Dear Diabetes Educator,
My sister told me my thirteen year old niece has a condition called MODY diabetes. My grandmother had diabetes and my sister and brother have diabetes. Can you tell me what this is and where I can get more information about it?
MODY is the acronym for Maturity Onset Diabetes of the Young. It is a form of diabetes that is relatively rare. It is thought that approximately 1-5 percent of all people with diabetes have MODY and it is a genetic form of diabetes. According to the National Institute of Diabetes and Digestive and Kidney Diseases (NIDDK) a child of a parent with MODY has a 50-50 chance of developing this disease. As with your niece, it is usually diagnosed during adolescence or a little later but it has been diagnosed from one year of age up to age 50. It is caused by a genetic mutation that targets the pancreas resulting in lack of enough insulin. Many people with MODY may think they have type 1 or rmaybe type 2 diabetes. Medical therapy depends on which gene is affected as there are different types of MODY. Some people with MODY need to take insulin and some need oral medications to help make more insulin. Genetic testing is used for confirmation of MODY. As with your niece, MODY is usually present in many generations of a family. Ask your physician if any family member should be tested to see if they are likely to develop this type of diabetes. For more information please go to the National Diabetes Information Clearinghouse (NDIAC) at: http://diabetes.niddk.nih.gov/dm/pubs/mody/
Kayla please also contact the Kovier Diabetes Center at the University of Chicago. The Kovier Center s has a MODY registry. To be included in the registry one needs the following:
(This information was taken directly from http://monogenicdiabetes.uchicago.edu/mody-registry/ )
Diagnosis of diabetes after 12 months of age and before 50 years of age AND at least one of the following criteria:
Presumed diagnosis of type 1 diabetes with one or more of these features atypical of type 1 diabetes
Negative autoantibodies (no antibodies to GAD 65, insulin, islet cell, or ICA-512/IA-2)
Detectable c-peptide >1 year after diagnosis
Adequate diabetes control on unusually small doses of insulin and/or no significant illness with missed insulin doses >1 year after diagnosis
Presumed diagnosis of type 2 diabetes with one or more of these features atypical of type 2 diabetes
Diagnosis before age 25 years, especially in ethnicities with a low prevalence of type 2 diabetes (non-Hispanic white, Asian, South-east Asian)
Not significantly overweight (body mass index <30 kg/m2)

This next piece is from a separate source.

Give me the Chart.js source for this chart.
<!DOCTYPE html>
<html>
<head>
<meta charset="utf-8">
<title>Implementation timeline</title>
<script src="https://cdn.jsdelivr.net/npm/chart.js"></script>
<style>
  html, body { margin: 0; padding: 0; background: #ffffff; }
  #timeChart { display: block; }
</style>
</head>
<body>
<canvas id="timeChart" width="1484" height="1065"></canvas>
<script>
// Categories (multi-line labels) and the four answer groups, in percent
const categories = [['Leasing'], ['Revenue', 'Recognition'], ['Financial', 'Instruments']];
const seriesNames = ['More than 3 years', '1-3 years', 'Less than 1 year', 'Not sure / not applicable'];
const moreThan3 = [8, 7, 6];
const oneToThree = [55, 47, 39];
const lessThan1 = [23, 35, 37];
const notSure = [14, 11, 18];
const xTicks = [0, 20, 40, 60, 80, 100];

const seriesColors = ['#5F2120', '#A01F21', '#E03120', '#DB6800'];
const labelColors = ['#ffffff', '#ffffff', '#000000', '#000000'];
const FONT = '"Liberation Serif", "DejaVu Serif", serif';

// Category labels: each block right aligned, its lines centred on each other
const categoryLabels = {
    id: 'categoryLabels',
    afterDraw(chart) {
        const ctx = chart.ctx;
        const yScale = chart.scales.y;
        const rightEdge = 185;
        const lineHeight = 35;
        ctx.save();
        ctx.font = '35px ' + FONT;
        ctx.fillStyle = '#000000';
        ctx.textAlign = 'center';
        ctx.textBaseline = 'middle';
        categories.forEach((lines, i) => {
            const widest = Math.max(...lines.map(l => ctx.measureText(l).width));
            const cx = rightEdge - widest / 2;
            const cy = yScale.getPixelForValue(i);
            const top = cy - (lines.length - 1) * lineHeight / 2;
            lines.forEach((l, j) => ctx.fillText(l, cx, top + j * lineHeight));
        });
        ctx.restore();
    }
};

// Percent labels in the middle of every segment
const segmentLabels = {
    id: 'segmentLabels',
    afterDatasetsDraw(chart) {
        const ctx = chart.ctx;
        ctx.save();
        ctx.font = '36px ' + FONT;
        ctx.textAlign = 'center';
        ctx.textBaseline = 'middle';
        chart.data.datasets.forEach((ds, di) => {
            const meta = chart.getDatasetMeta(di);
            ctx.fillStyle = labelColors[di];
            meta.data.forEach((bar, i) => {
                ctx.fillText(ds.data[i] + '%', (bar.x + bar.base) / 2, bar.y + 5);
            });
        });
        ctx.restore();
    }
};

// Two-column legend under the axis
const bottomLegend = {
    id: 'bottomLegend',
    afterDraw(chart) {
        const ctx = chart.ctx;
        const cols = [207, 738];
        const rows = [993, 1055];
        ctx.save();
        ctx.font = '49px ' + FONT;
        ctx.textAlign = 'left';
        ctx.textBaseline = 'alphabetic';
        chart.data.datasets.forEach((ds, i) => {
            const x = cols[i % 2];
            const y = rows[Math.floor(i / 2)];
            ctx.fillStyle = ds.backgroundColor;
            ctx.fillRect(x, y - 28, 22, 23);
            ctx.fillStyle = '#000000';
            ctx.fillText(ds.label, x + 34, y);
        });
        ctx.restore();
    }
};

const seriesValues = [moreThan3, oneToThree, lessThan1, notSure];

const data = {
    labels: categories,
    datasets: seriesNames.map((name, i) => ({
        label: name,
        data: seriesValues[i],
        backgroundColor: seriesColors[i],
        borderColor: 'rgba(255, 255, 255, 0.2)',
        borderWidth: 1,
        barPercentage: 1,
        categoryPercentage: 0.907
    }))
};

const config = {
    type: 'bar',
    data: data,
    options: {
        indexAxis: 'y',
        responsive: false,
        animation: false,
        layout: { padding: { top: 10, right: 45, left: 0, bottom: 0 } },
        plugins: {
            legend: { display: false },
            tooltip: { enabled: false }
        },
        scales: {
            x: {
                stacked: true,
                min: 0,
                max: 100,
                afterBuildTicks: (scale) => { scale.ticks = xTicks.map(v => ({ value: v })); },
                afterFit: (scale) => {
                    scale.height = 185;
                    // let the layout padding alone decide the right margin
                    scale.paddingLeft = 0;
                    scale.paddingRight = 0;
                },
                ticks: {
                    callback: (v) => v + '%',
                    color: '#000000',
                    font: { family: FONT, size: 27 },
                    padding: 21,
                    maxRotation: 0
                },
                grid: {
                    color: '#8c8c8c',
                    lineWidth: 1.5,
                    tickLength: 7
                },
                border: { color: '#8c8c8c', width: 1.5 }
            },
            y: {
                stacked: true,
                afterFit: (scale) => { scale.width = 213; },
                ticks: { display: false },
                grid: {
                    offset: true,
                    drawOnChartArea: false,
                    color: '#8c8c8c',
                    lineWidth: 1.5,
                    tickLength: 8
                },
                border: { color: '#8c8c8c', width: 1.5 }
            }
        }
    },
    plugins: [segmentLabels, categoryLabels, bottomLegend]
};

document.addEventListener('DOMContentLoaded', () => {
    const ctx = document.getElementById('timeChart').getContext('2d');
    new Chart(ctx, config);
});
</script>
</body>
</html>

No signs of insulin resistance on examination or blood tests
Incidental diagnosis of mild but persistent high blood sugar that does not worsen over time
Diabetes in 3 or more successive generations of family members with a pattern consistent with a mutated gene being passed from a parent to their children
Known genetic cause of diabetes in you or your family
The information above was taken from:. Please call the registry information staff at (773) 702-0829 to get more information or go to the site.
Thanks for asking such a great question!